◆ **Aim**
Set down the listing below verbatim, but only from its first line through the line containing "import pandas as pd".

▼▼▼

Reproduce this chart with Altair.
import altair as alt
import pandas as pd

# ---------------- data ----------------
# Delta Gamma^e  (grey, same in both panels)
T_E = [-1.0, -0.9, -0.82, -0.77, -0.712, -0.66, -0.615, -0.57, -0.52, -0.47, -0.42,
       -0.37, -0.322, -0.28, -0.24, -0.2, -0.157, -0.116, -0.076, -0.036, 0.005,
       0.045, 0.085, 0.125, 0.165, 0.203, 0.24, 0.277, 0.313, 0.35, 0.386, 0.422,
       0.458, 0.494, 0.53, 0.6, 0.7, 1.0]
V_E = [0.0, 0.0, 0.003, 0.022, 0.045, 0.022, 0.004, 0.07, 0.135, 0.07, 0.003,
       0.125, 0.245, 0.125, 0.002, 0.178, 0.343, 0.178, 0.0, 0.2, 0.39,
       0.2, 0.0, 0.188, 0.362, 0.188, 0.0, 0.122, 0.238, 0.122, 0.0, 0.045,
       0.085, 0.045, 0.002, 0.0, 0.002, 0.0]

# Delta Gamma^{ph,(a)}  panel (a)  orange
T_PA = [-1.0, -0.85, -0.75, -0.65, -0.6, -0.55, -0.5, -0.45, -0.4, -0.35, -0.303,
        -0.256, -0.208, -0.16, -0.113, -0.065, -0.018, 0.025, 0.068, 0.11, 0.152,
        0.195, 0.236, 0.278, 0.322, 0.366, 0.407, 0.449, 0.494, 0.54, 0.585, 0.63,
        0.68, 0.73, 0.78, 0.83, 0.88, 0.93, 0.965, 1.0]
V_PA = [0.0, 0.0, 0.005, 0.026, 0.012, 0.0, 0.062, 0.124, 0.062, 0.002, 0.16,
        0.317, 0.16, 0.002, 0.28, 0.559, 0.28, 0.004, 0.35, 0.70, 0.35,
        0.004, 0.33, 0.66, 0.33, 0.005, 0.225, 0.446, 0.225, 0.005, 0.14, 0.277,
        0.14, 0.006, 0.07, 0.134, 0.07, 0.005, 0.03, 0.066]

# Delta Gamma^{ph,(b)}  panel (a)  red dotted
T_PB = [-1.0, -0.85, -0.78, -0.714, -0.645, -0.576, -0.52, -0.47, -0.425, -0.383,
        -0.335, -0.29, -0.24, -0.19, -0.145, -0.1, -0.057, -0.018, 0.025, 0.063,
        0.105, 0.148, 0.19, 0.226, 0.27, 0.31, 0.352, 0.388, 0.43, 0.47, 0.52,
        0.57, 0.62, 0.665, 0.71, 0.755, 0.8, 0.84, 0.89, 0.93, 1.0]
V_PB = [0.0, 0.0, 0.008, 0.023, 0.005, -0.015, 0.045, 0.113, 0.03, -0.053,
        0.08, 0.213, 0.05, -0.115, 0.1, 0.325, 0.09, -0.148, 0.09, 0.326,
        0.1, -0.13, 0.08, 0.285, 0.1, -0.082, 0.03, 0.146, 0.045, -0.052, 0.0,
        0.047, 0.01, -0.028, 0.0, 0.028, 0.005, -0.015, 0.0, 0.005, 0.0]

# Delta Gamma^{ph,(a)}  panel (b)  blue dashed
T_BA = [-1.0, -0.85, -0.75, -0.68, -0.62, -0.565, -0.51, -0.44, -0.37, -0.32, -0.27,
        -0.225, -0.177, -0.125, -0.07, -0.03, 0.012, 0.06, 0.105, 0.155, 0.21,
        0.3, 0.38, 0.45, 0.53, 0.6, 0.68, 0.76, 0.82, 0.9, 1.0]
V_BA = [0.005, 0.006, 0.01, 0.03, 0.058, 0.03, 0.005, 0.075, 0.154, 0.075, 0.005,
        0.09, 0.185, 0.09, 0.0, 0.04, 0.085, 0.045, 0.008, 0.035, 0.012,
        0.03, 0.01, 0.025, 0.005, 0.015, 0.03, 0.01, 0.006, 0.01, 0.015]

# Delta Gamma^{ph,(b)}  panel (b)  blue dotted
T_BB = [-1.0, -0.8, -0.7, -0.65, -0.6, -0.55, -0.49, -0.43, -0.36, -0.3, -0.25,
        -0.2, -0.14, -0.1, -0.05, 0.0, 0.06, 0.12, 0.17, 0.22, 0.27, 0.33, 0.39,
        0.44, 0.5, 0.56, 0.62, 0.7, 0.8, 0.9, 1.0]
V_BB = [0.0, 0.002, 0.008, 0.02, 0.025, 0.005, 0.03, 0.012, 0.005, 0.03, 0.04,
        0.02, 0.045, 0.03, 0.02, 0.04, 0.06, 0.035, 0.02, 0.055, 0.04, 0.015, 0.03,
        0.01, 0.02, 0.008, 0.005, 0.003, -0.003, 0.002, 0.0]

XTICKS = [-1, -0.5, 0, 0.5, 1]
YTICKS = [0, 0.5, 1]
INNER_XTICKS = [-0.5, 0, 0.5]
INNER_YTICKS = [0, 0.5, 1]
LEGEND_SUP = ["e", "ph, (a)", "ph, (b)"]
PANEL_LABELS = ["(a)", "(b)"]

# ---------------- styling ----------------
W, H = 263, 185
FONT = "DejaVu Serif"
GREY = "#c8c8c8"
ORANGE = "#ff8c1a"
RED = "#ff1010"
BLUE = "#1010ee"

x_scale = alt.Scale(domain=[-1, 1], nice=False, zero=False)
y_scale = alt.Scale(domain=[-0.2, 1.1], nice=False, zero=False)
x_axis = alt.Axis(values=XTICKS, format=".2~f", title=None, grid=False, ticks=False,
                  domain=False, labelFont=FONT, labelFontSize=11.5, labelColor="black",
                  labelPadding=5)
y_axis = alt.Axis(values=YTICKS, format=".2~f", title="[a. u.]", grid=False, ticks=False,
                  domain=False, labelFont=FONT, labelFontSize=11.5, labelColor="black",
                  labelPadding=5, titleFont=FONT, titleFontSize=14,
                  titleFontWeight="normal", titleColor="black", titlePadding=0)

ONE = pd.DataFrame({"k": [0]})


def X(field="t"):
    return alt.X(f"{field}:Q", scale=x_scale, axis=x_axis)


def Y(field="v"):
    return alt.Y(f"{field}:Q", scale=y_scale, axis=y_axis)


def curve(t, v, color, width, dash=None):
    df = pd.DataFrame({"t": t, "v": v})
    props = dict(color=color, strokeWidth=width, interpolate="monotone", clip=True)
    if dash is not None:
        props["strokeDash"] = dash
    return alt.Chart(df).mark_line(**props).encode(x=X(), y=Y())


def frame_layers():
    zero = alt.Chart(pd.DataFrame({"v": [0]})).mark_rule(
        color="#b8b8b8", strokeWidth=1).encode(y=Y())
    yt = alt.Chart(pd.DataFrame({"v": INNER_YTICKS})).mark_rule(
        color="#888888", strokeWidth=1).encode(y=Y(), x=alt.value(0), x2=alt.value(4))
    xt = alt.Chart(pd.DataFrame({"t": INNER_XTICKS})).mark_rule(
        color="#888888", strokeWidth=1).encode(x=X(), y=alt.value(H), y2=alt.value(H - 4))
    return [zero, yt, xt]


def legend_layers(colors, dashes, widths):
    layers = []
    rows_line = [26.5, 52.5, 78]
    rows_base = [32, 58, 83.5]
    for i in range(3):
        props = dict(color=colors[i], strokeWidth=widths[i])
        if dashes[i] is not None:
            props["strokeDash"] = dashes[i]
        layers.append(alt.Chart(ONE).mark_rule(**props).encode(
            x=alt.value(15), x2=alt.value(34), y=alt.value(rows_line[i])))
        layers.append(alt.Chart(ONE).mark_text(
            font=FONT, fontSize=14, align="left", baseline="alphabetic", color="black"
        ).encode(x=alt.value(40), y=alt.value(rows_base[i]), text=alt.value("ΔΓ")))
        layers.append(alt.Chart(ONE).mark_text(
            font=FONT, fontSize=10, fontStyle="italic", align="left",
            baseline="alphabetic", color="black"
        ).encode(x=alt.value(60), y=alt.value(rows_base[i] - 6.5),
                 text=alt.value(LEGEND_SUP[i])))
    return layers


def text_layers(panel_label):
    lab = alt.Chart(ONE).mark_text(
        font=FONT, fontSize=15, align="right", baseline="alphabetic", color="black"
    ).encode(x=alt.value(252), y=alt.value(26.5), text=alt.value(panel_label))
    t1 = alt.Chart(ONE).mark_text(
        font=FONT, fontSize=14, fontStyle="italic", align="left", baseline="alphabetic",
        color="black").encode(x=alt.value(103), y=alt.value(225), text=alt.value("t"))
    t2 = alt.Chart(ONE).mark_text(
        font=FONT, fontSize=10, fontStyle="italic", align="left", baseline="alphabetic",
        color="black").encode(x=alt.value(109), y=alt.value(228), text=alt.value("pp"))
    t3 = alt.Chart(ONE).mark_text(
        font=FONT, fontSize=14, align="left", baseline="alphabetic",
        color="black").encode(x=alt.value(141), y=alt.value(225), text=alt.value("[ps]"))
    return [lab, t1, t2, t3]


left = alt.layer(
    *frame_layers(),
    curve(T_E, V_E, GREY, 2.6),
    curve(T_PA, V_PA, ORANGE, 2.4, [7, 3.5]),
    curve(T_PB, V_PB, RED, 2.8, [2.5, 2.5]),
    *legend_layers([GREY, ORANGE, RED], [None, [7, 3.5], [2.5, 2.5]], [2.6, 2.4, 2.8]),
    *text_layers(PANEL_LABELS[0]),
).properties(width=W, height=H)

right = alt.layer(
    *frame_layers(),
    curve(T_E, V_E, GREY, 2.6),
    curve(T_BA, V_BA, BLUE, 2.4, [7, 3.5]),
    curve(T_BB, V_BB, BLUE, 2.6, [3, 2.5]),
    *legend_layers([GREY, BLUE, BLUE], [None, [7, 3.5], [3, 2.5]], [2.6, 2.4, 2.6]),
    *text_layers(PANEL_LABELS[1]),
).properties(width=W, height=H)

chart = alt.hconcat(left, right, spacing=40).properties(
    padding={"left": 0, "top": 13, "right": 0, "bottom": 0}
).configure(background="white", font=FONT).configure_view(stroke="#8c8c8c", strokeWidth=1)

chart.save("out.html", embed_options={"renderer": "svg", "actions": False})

▲▲▲

◆ **Exercise solution**
Reproduce this chart with Altair.
import altair as alt
import pandas as pd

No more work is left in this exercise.